The husband was employed as a peace officer with the Los Angeles Police Department (LAPD). The wife filed a petition for dissolution of marriage. During discovery, the wife served a subpoena duces tecum on the LAPD, demanding the release of the husband's payroll records from July 1, 2001 to the present. The LAPD could not release the records because the husband's payroll records were statutorily considered confidential 'personnel records.' Instead, it followed its usual procedure of forwarding a routine waiver to the husband for him to sign so that the records could be released. The husband refused to sign the waiver. After a series of telephone conversations and letters between the attorneys of the parties, the LAPD filed a petition with the trial court for, inter alia, an order quashing the wife's subpoena. The trial court denied the petition and the LAPD appealed. The appellate court also denied the LAPD's petition. It held that, although the husband's payroll records are included under the category of confidential 'personnel records,' the intent of the legislature was to provide for full financial disclosure in matrimonial dissolution actions. Therefore, the release of payroll records in matrimonial dissolution actions requires the creation of an exception to the general rule of confidentiality.

The court noted that the usual procedure in general civil litigation to obtain a peace officer's personnel records is called a 'Pitchess' procedure.
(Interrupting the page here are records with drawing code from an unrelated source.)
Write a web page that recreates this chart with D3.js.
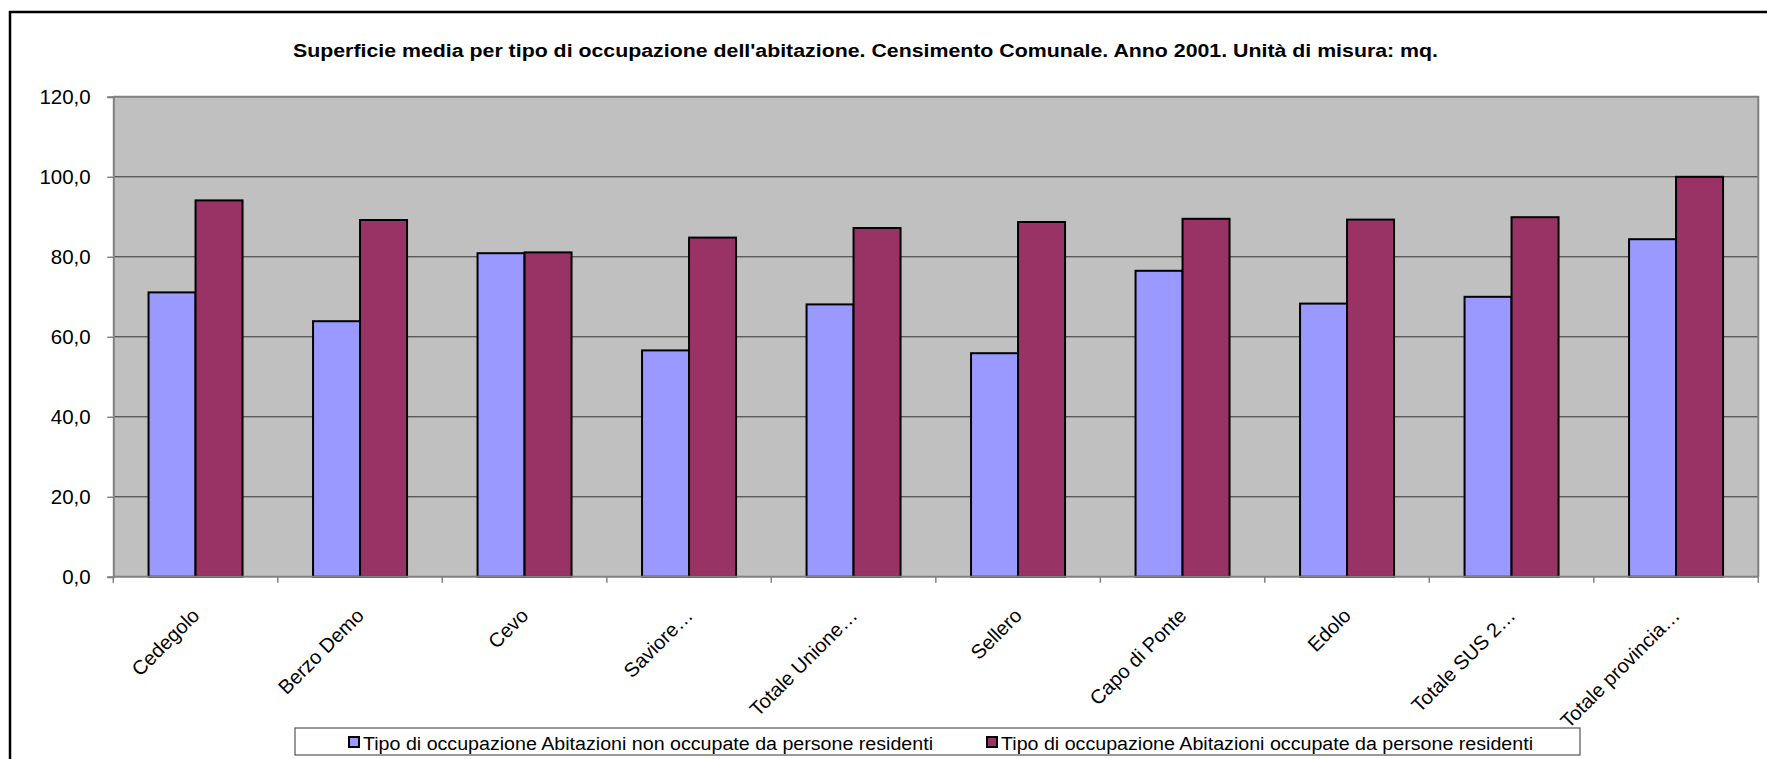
<!DOCTYPE html>
<html>
<head>
<meta charset="utf-8">
<script src="https://cdn.jsdelivr.net/npm/d3@7"></script>
<style>
  html, body { margin: 0; padding: 0; background: #fff; overflow: hidden; }
  svg { display: block; font-family: "Liberation Sans", Arial, sans-serif; }
</style>
</head>
<body>
<svg id="chart" width="1767" height="759"></svg>
<script>
const categories = ["Cedegolo", "Berzo Demo", "Cevo", "Saviore…", "Totale Unione…", "Sellero", "Capo di Ponte", "Edolo", "Totale SUS 2…", "Totale provincia…"];
const nonOccupate = [71.1, 63.9, 80.9, 56.6, 68.1, 55.9, 76.5, 68.3, 70.0, 84.4];
const occupate = [94.1, 89.2, 81.1, 84.8, 87.2, 88.7, 89.5, 89.3, 89.9, 100.0];
const seriesNames = ["Tipo di occupazione Abitazioni non occupate da persone residenti", "Tipo di occupazione Abitazioni occupate da persone residenti"];
const seriesColors = ["#9999FF", "#993366"];
const yTicks = [0, 20, 40, 60, 80, 100, 120];
const title = "Superficie media per tipo di occupazione dell'abitazione. Censimento Comunale. Anno 2001. Unità di misura: mq.";

const svg = d3.select("#chart");
const L = 113.3, R = 1758.3, T = 96.8, B = 576.8;

// outer chart border
svg.append("rect").attr("x", 10).attr("y", 12).attr("width", 1780).attr("height", 770)
  .attr("fill", "#fff").attr("stroke", "#000").attr("stroke-width", 2.5);

// title
svg.append("text").attr("x", 293).attr("y", 56.7)
  .attr("font-size", 18).attr("font-weight", "bold").attr("fill", "#000")
  .attr("textLength", 1145).attr("lengthAdjust", "spacingAndGlyphs")
  .text(title);

const x = d3.scaleBand().domain(categories).range([L, R]).paddingInner(0).paddingOuter(0);
const y = d3.scaleLinear().domain([0, 120]).range([B, T]);
const bw = x.bandwidth() / 3.5;
const off = 0.75 * bw;

// plot area
svg.append("rect").attr("x", L).attr("y", T).attr("width", R - L).attr("height", B - T)
  .attr("fill", "#C0C0C0");

// gridlines
svg.append("g").selectAll("line").data(yTicks.filter(d => d > 0 && d < 120)).join("line")
  .attr("x1", L).attr("x2", R).attr("y1", d => y(d)).attr("y2", d => y(d))
  .attr("stroke", "#333").attr("stroke-width", 1);

// plot border (top/right)
svg.append("path").attr("d", `M${L},${T}H${R}V${B}`).attr("fill", "none")
  .attr("stroke", "#808080").attr("stroke-width", 2);

// bars
const series = [nonOccupate, occupate];
series.forEach((vals, si) => {
  svg.append("g").selectAll("rect").data(vals).join("rect")
    .attr("x", (d, i) => x(categories[i]) + off + si * bw)
    .attr("y", d => y(d))
    .attr("width", bw)
    .attr("height", d => y(0) - y(d))
    .attr("fill", seriesColors[si])
    .attr("stroke", "#000").attr("stroke-width", 2);
});

// y axis
const yAxis = d3.axisLeft(y).tickValues(yTicks).tickSize(6).tickPadding(10)
  .tickFormat(d => d3.format(".1f")(d).replace(".", ","));
const gy = svg.append("g").attr("transform", `translate(${L},0)`).call(yAxis);
gy.select(".domain").attr("stroke", "#808080").attr("stroke-width", 2);
gy.selectAll(".tick line").attr("stroke", "#808080").attr("stroke-width", 1.5);
gy.selectAll(".tick text").attr("font-size", 20.5).attr("fill", "#000")
  .attr("font-family", "Liberation Sans, Arial, sans-serif").attr("x", -22.6).attr("dy", "0.35em");

// x axis baseline and ticks
svg.append("line").attr("x1", L).attr("x2", R).attr("y1", B).attr("y2", B)
  .attr("stroke", "#808080").attr("stroke-width", 2);
const bounds = categories.map(c => x(c)).concat([R]);
svg.append("g").selectAll("line").data(bounds).join("line")
  .attr("x1", d => d).attr("x2", d => d).attr("y1", B).attr("y2", B + 6)
  .attr("stroke", "#808080").attr("stroke-width", 1.5);

// category labels
svg.append("g").selectAll("text").data(categories).join("text")
  .attr("transform", d => `translate(${x(d) + x.bandwidth() / 2 + 5},${B + 40}) rotate(-45)`)
  .attr("text-anchor", "end").attr("font-size", 20).attr("fill", "#000")
  .text(d => d);

// legend
svg.append("rect").attr("x", 295).attr("y", 728).attr("width", 1285).attr("height", 27)
  .attr("fill", "#fff").attr("stroke", "#555").attr("stroke-width", 1.2);
const legendItems = [
  { mx: 349, tx: 363, tl: 570 },
  { mx: 987, tx: 1001, tl: 532 }
];
legendItems.forEach((it, i) => {
  svg.append("rect").attr("x", it.mx).attr("y", 737).attr("width", 10).attr("height", 10)
    .attr("fill", seriesColors[i]).attr("stroke", "#000").attr("stroke-width", 2);
  svg.append("text").attr("x", it.tx).attr("y", 750).attr("font-size", 18).attr("fill", "#000")
    .attr("textLength", it.tl).attr("lengthAdjust", "spacingAndGlyphs")
    .text(seriesNames[i]);
});
</script>
</body>
</html>
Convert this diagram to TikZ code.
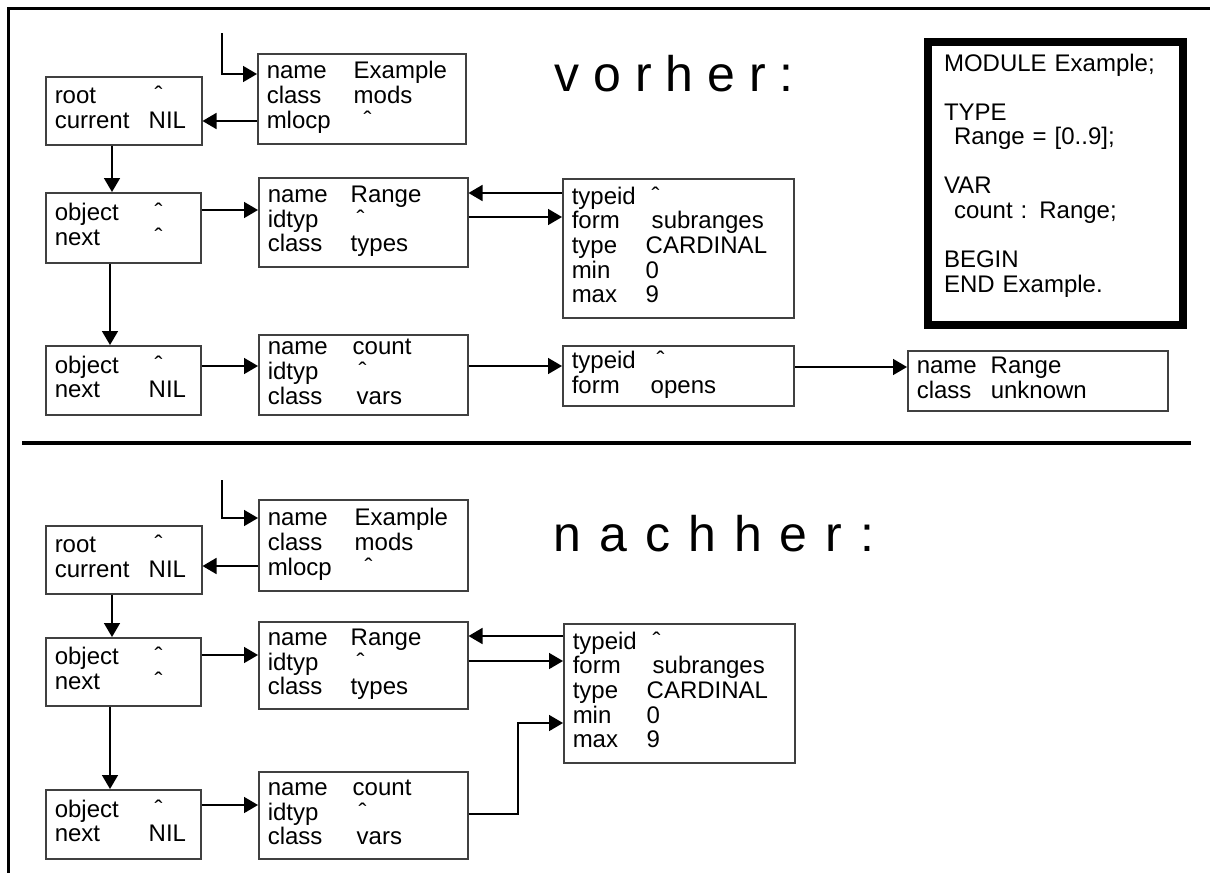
\documentclass[tikz,border=0pt]{standalone}
\usepackage{fontspec}
\setmainfont{Liberation Sans}
\usetikzlibrary{arrows.meta, calc}

\newcommand{\recfont}{\fontsize{12}{12.25}\selectfont}
\newcommand{\fields}[2]{\begin{tabular}{@{}p{#1}@{}l@{}}#2\end{tabular}}
\newcommand{\ptr}[1][3pt]{\hspace{#1}ˆ}

\begin{document}
\begin{tikzpicture}[
    x=0.5pt, y=-0.5pt,
    rec/.style={draw=black!75, line width=0.75pt, anchor=north west, inner ysep=0pt, inner xsep=4.5pt, align=left, font=\recfont},
    codebox/.style={draw, line width=4pt, anchor=north west, inner ysep=0pt, inner xsep=8pt, text width=111.5pt, minimum height=141.5pt, align=left, font=\recfont},
    big/.style={font=\fontsize{25}{25}\selectfont},
    arr/.style={-{Triangle[length=7pt,width=8pt]}, line width=0.8pt}
]
\useasboundingbox (0,0) rectangle (1210,873);

% Frame and separator
\draw[line width=1.5pt] (1210,8) -- (8,8) -- (8,873);
\draw[line width=2pt] (22,443) -- (1191,443);

% Source text
\node[codebox] (code) at (924,38) {\begin{tabular}{@{}l@{}}
MODULE Example;\\ \\
TYPE\\ \hspace{5pt}Range = [0..9];\\ \\
VAR\\ \hspace{5pt}count : Range;\\ \\
BEGIN\\ END Example.\\[7pt]\end{tabular}};

% vorher
\node[big] (vorher) at (674,74) {v o r h e r :};
\coordinate (inA) at (222,33);
\node[rec, text width=95pt, minimum height=45pt] (modA) at (257,53) {\fields{43.5pt}{name & Example\\ class & mods\\ mlocp & \ptr[5pt]}};
\node[rec, text width=69pt, minimum height=34pt] (rootA) at (45,76) {\fields{47pt}{root & \ptr\\ current & NIL}};
\node[rec, text width=68.5pt, minimum height=35pt] (objA1) at (45,192) {\fields{47pt}{object & \ptr\\ next & \ptr}};
\node[rec, text width=95.5pt, minimum height=44.5pt] (rangeA) at (258,177) {\fields{41.5pt}{name & Range\\ idtyp & \ptr\\ class & types}};
\node[rec, text width=106.5pt, minimum height=69.5pt] (subA) at (562,178) {\fields{37pt}{typeid & \ptr\\ form & \hspace{3pt}subranges\\ type & CARDINAL\\ min & 0\\ max & 9}};
\node[rec, text width=68.5pt, minimum height=34.5pt] (objA2) at (45,345) {\fields{47pt}{object & \ptr\\ next & NIL}};
\node[rec, text width=95.5pt, minimum height=40pt] (countA) at (258,334) {\fields{42.5pt}{name & count\\ idtyp & \ptr\\ class & \hspace{2pt}vars}};
\node[rec, text width=106.5pt, minimum height=30pt] (opensA) at (562,345) {\fields{39.5pt}{typeid & \ptr\\ form & opens}};
\node[rec, text width=121pt, minimum height=30pt] (unknownA) at (907,350) {\fields{37pt}{name & Range\\ class & unknown}};

\draw[arr] (inA) |- ($(modA.north west)+(0,21)$);
\coordinate (mA) at ($(modA.north west)+(0,68)$);
\draw[arr] (mA) -- (mA -| rootA.east);
\coordinate (dA) at ($(rootA.south west)+(67,0)$);
\draw[arr] (dA) -- (dA |- objA1.north);
\coordinate (oA) at ($(objA1.north east)+(0,18)$);
\draw[arr] (oA) -- (oA -| rangeA.west);
\coordinate (tA) at ($(subA.north west)+(0,15)$);
\draw[arr] (tA) -- (tA -| rangeA.east);
\coordinate (fA) at ($(rangeA.north east)+(0,40)$);
\draw[arr] (fA) -- (fA -| subA.west);
\coordinate (nA) at ($(objA1.south west)+(65,0)$);
\draw[arr] (nA) -- (nA |- objA2.north);
\coordinate (vA) at ($(objA2.north east)+(0,21)$);
\draw[arr] (vA) -- (vA -| countA.west);
\coordinate (cA) at ($(countA.north east)+(0,32)$);
\draw[arr] (cA) -- (cA -| opensA.west);
\coordinate (pA) at ($(opensA.north east)+(0,22)$);
\draw[arr] (pA) -- (pA -| unknownA.west);

% nachher
\node[big] (nachher) at (714,534) {\spaceskip=9pt n a c h h e r :};
\coordinate (inB) at (222,480);
\node[rec, text width=95.5pt, minimum height=45.5pt] (modB) at (258,499) {\fields{43.5pt}{name & Example\\ class & mods\\ mlocp & \ptr[5pt]}};
\node[rec, text width=69pt, minimum height=34pt] (rootB) at (45,525) {\fields{47pt}{root & \ptr\\ current & NIL}};
\node[rec, text width=68.5pt, minimum height=34pt] (objB1) at (45,637) {\fields{47pt}{object & \ptr\\ next & \ptr}};
\node[rec, text width=95.5pt, minimum height=43.5pt] (rangeB) at (258,621) {\fields{41.5pt}{name & Range\\ idtyp & \ptr\\ class & types}};
\node[rec, text width=106.5pt, minimum height=69.5pt] (subB) at (563,623) {\fields{37pt}{typeid & \ptr\\ form & \hspace{3pt}subranges\\ type & CARDINAL\\ min & 0\\ max & 9}};
\node[rec, text width=68.5pt, minimum height=34.5pt] (objB2) at (45,789) {\fields{47pt}{object & \ptr\\ next & NIL}};
\node[rec, text width=95.5pt, minimum height=43.5pt] (countB) at (258,771) {\fields{42.5pt}{name & count\\ idtyp & \ptr\\ class & \hspace{2pt}vars}};

\draw[arr] (inB) |- ($(modB.north west)+(0,19)$);
\coordinate (mB) at ($(modB.north west)+(0,67)$);
\draw[arr] (mB) -- (mB -| rootB.east);
\coordinate (dB) at ($(rootB.south west)+(67,0)$);
\draw[arr] (dB) -- (dB |- objB1.north);
\coordinate (oB) at ($(objB1.north east)+(0,18)$);
\draw[arr] (oB) -- (oB -| rangeB.west);
\coordinate (tB) at ($(subB.north west)+(0,13)$);
\draw[arr] (tB) -- (tB -| rangeB.east);
\coordinate (fB) at ($(rangeB.north east)+(0,40)$);
\draw[arr] (fB) -- (fB -| subB.west);
\coordinate (nB) at ($(objB1.south west)+(65,0)$);
\draw[arr] (nB) -- (nB |- objB2.north);
\coordinate (vB) at ($(objB2.north east)+(0,16)$);
\draw[arr] (vB) -- (vB -| countB.west);
\coordinate (cB) at ($(countB.north east)+(0,43)$);
\coordinate (kB) at ($(subB.north west)+(0,100)$);
\draw[arr] (cB) -| ($(kB)+(-45,0)$) -- (kB);

\end{tikzpicture}
\end{document}
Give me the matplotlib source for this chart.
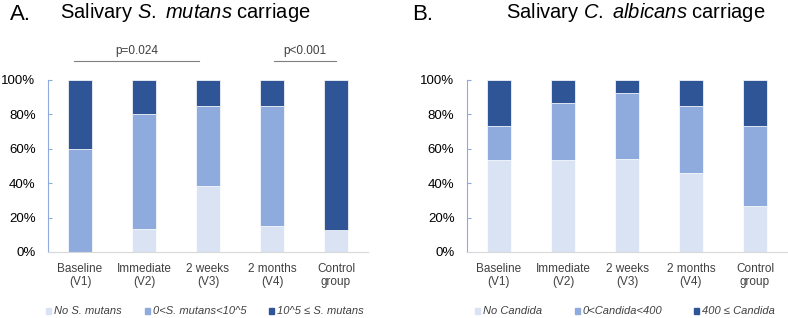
import numpy as np
import matplotlib.pyplot as plt
from matplotlib.patches import Rectangle

plt.rcParams['font.family'] = ['Liberation Sans', 'DejaVu Sans']
plt.rcParams['mathtext.fontset'] = 'custom'
plt.rcParams['mathtext.rm'] = 'Liberation Sans'
plt.rcParams['mathtext.it'] = 'Liberation Sans:italic'

categories = ['Baseline\n(V1)', 'Immediate\n(V2)', '2 weeks\n(V3)', '2 months\n(V4)', 'Control\ngroup']

# panel A: S. mutans (%)
a_none = [0, 13.3, 38.5, 15.4, 12.8]
a_low = [60, 66.7, 46.1, 69.2, 0]
a_high = [40, 20, 15.4, 15.4, 87.2]
a_labels = ['No S. mutans', '0<S. mutans<10^5', '10^5 \u2264 S. mutans']

# panel B: C. albicans (%)
b_none = [53.3, 53.3, 53.8, 46.2, 26.7]
b_low = [20, 33.4, 38.5, 38.5, 46.6]
b_high = [26.7, 13.3, 7.7, 15.3, 26.7]
b_labels = ['No Candida', '0<Candida<400', '400 \u2264 Candida']

colors = ['#DAE3F3', '#8FAADC', '#2F5597']

W, H = 788, 318
fig = plt.figure(figsize=(W / 100, H / 100), dpi=100)


def panel(left, right, series, labels, legend_x):
    ax = fig.add_axes([left / W, 1 - 252 / H, (right - left) / W, (252 - 80) / H])
    x = np.arange(len(categories))
    bottom = np.zeros(len(categories))
    for vals, c in zip(series, colors):
        ax.bar(x, vals, width=0.39, bottom=bottom, color=c, edgecolor='white', linewidth=0.5)
        bottom += np.array(vals)
    ax.set_xlim(-0.5, len(categories) - 0.5)
    ax.set_ylim(0, 100)
    ax.set_yticks(range(0, 101, 20))
    ax.set_yticklabels([f'{v}%' for v in range(0, 101, 20)], fontsize=9.5)
    ax.set_xticks(x)
    ax.set_xticklabels(categories, fontsize=8.5, color='#404040', linespacing=1.1)
    for s in ['top', 'right']:
        ax.spines[s].set_visible(False)
    ax.spines['left'].set_color('#8FAADC')
    ax.spines['bottom'].set_color('#D9D9D9')
    ax.tick_params(axis='y', direction='in', length=3, color='#8FAADC', pad=9)
    ax.tick_params(axis='x', length=0, pad=8)
    # legend drawn as figure text
    for lx, lab, c in zip(legend_x, labels, colors):
        fig.patches.append(Rectangle((lx / W, 1 - 314 / H), 5 / W, 6 / H,
                                     transform=fig.transFigure, color=c))
        fig.text((lx + 8) / W, 1 - 311 / H, lab, fontsize=8, style='italic',
                 va='center', ha='left', color='#404040')
    return ax


axA = panel(48, 368, [a_none, a_low, a_high], a_labels, [46, 145, 269])
axB = panel(467, 787, [b_none, b_low, b_high], b_labels, [475, 575, 694])

# titles
fig.text(10 / W, 1 - 14 / H, 'A.', fontsize=16, va='center')
fig.text(60 / W, 1 - 12 / H, 'Salivary $\\mathit{S.}$ $\\mathit{mutans}$ carriage', fontsize=14.5, va='center')
fig.text(412 / W, 1 - 14 / H, 'B.', fontsize=16, va='center')
fig.text(506 / W, 1 - 12 / H, 'Salivary $\\mathit{C.}$ $\\mathit{albicans}$ carriage', fontsize=14.5, va='center')

# significance brackets
for x0, x1, txt in [(74, 199, 'p=0.024'), (274, 336, 'p<0.001')]:
    fig.add_artist(plt.Line2D([x0 / W, x1 / W], [1 - 61 / H, 1 - 61 / H], color='#808080', lw=0.8))
    fig.text((x0 + x1) / 2 / W, 1 - 51 / H, txt, fontsize=8.5, ha='center', va='center', color='#404040')

fig.savefig('out.png', dpi=100)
However, the court held that in family law matters, there should be an exception to the Pitchess procedure because of the nature of the matrimonial matter. A spouse in a matrimonial or other family law matter is entitled to disclosure of the other spouse's financial records. To require a full Pitchess procedure would be a wasted and costly effort that goes against the need for cooperative discovery in matrimonial matters. The appellate court did not award costs or order sanctions against either the LAPD or the wife (the two parties to the appeal). It noted, however, that had the husband signed the waiver that peace officer spouses involved in matrimonial actions usually sign, the costs and efforts of the matter before the court could have been avoided. It noted it would leave an assessment of costs, sanctions and attorneys fees to the discretion of the trial court in the matrimonial action.